A person having ordinary skill in the art should realize in view of the present disclosure that equivalent constructions do not depart from the spirit and scope of the present disclosure, and that various changes, substitutions, and alterations may be made to embodiments disclosed herein without departing from the spirit and scope of the present disclosure. Equivalent constructions, including functional “means-plus-function” clauses are intended to cover the structures described herein as performing the recited function, including both structural equivalents that operate in the same manner, and equivalent structures that provide the same function. It is the express intention of the applicant not to invoke means-plus-function or other functional claiming for any claim except for those in which the words ‘means for’ appear together with an associated function. Each addition, deletion, and modification to the embodiments that falls within the meaning and scope of the claims is to be embraced by the claims.

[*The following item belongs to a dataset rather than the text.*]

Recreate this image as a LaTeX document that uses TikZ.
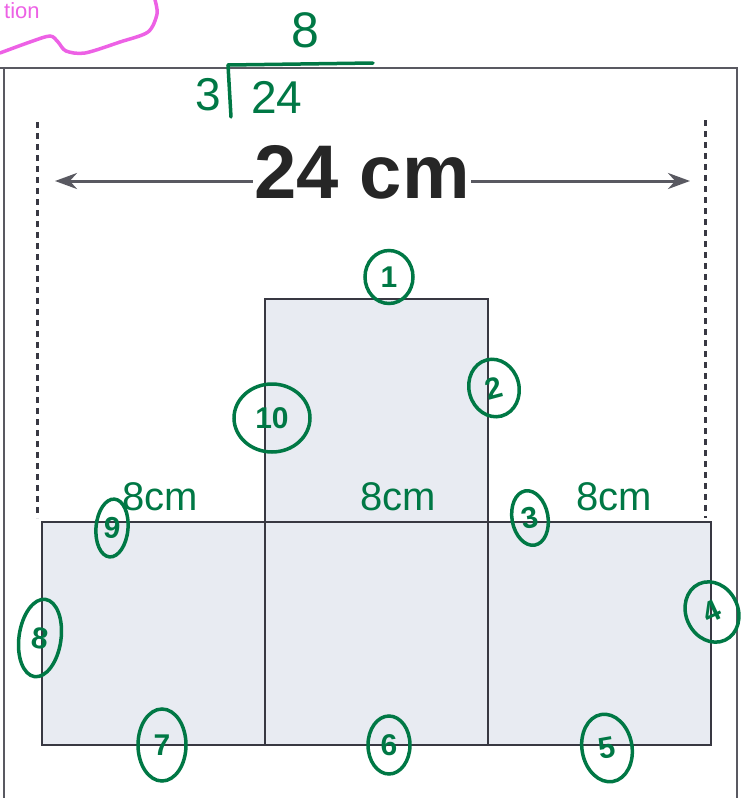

The terms “approximately,” “about,” and “substantially” as used herein represent an amount close to the stated amount that still performs a desired function or achieves a desired result. For example, the terms “approximately,” “about,” and “substantially” may refer to an amount that is within less than 5% of, within less than 1% of, within less than 0.1% of, and within less than 0.01% of a stated amount. Further, it should be understood that any directions or reference frames in the preceding description are merely relative directions or movements. For example, any references to “up” and “down” or “above” or “below” are merely descriptive of the relative position or movement of the related elements.
The present disclosure may be embodied in other specific forms without departing from its spirit or characteristics. The described embodiments are to be considered as illustrative and not restrictive. The scope of the disclosure is, therefore, indicated by the appended claims rather than by the foregoing description. Changes that come within the meaning and range of equivalency of the claims are to be embraced within their scope.